Mr Sutherland submitted that no factual basis had been made out on the papers to substantiate an averment to the effect that the proposed strike would have any effect on the business of national and provincial government. The test established by section 66(2)(c) is whether there is a ‘possible’ as opposed to an actual direct or indirect effect. The fact that the primary and secondary employer in this instance are components of government and that the relationship between them is one of integration, co-ordination and co-operation, both establishes and satisfies the reasonableness requirement.

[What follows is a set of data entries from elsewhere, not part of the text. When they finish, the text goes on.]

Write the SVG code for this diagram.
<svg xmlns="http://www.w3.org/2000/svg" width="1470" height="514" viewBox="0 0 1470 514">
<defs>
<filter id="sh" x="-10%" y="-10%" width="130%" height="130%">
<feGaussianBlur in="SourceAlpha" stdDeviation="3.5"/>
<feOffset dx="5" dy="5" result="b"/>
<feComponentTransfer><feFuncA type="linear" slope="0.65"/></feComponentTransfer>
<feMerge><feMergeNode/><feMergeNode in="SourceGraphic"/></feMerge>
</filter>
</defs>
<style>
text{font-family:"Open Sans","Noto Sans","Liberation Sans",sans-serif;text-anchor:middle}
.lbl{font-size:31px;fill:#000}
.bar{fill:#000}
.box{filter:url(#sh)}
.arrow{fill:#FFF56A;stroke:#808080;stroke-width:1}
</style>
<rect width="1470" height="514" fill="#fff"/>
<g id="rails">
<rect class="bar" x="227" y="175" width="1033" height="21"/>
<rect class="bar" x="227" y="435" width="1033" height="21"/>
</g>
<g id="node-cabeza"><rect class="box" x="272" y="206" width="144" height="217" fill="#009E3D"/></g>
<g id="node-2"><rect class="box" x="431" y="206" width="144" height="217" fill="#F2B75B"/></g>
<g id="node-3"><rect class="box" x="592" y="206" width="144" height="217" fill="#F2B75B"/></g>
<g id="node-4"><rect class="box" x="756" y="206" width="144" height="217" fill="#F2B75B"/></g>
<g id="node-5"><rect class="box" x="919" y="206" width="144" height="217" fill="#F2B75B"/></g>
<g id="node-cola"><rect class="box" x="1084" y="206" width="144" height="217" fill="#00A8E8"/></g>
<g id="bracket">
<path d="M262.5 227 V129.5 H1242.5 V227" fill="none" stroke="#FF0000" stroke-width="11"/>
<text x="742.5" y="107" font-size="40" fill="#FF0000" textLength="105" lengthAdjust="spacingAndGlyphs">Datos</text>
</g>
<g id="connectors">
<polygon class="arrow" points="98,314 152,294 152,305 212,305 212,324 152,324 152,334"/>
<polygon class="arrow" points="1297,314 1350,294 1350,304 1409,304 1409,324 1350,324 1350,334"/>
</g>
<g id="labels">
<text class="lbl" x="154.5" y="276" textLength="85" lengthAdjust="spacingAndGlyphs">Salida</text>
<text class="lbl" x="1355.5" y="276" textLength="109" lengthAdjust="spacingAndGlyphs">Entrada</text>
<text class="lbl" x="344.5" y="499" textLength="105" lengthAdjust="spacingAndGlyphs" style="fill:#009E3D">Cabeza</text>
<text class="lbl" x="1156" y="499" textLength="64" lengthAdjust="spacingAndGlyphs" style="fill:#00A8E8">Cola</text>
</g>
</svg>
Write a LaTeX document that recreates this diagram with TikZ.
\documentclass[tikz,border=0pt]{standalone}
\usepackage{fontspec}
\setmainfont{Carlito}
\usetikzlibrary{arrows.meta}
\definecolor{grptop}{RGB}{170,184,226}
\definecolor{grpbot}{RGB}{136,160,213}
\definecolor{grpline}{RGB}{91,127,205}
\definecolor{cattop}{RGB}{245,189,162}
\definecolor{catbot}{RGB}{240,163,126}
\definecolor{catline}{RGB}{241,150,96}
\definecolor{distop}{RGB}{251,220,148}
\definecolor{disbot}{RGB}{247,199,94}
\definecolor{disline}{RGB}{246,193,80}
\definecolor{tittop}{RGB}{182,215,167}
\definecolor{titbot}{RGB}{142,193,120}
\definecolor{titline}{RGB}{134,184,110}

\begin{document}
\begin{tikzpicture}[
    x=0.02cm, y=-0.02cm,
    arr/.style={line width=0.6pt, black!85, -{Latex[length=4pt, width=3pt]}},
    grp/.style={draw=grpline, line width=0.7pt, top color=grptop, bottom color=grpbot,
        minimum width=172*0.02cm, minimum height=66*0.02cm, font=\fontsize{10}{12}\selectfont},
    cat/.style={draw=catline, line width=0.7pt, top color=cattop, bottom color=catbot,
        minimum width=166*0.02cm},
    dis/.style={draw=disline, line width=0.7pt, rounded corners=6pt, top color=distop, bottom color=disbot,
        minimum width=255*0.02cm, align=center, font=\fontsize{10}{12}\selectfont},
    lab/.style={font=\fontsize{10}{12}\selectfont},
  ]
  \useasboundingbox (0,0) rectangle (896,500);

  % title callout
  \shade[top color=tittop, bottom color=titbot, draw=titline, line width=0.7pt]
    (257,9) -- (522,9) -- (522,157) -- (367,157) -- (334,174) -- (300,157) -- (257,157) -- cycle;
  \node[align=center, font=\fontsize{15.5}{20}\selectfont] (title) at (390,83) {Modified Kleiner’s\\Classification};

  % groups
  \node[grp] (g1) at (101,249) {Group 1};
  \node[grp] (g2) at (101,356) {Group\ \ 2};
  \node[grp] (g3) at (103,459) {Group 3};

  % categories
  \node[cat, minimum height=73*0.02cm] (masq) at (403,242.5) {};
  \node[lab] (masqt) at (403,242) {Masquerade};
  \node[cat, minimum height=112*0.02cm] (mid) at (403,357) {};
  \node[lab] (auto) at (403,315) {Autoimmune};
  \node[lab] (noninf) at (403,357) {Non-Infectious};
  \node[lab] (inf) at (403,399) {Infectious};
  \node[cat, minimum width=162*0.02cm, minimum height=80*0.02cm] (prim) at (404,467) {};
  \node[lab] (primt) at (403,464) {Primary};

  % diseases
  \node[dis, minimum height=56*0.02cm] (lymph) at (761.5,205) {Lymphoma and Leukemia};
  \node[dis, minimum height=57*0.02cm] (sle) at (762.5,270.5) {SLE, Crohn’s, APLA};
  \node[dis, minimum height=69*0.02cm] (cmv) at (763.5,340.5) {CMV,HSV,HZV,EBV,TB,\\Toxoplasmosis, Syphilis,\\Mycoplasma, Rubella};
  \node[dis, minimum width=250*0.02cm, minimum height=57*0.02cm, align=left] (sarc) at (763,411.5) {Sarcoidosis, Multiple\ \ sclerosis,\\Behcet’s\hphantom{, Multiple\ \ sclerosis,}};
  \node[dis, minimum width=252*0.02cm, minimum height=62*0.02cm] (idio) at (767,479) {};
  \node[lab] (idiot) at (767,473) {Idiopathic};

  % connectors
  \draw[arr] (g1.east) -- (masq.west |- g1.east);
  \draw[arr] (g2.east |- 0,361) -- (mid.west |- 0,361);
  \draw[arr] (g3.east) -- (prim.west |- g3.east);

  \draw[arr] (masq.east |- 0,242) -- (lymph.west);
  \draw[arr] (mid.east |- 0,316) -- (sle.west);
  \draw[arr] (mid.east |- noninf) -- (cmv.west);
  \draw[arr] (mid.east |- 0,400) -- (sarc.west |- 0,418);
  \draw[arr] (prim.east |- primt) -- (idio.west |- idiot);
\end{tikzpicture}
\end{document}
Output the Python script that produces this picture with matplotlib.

In my view therefore, SAMWU has succeeded in establishing compliance with the prerequisite that the nature and extent of the secondary strike that it has called on Wednesday, 13 June 2007, is reasonable in relation to its effect on the business of national government.
The Applicant has failed to establish a clear right to the relief that it seeks.
I accordingly make the following order:
The one-day secondary strike called by SAMWU in the municipal sector on 13 June 2007 is a protected strike.
Members of SAMWU who are not engaged in essential services may participate in the strike and in doing so, will enjoy the protections conferred by section 67 of the LRA.
The Applicant is to pay the costs of this application.
_________________________
ANDRÉ VAN NIEKERK,
Acting Judge of the Labour Court
Date of hearing: 12 June 2007
Date of judgment: 12 June 2007
Applicant’s Counsel: Advocate R Sutherland SC
Attorneys for Applicant: Werksmans Inc.
Counsel for Respondent: Advocate H van der Riet SC
Attorneys for Respondent: Cheadle Thompson & Haysom Inc.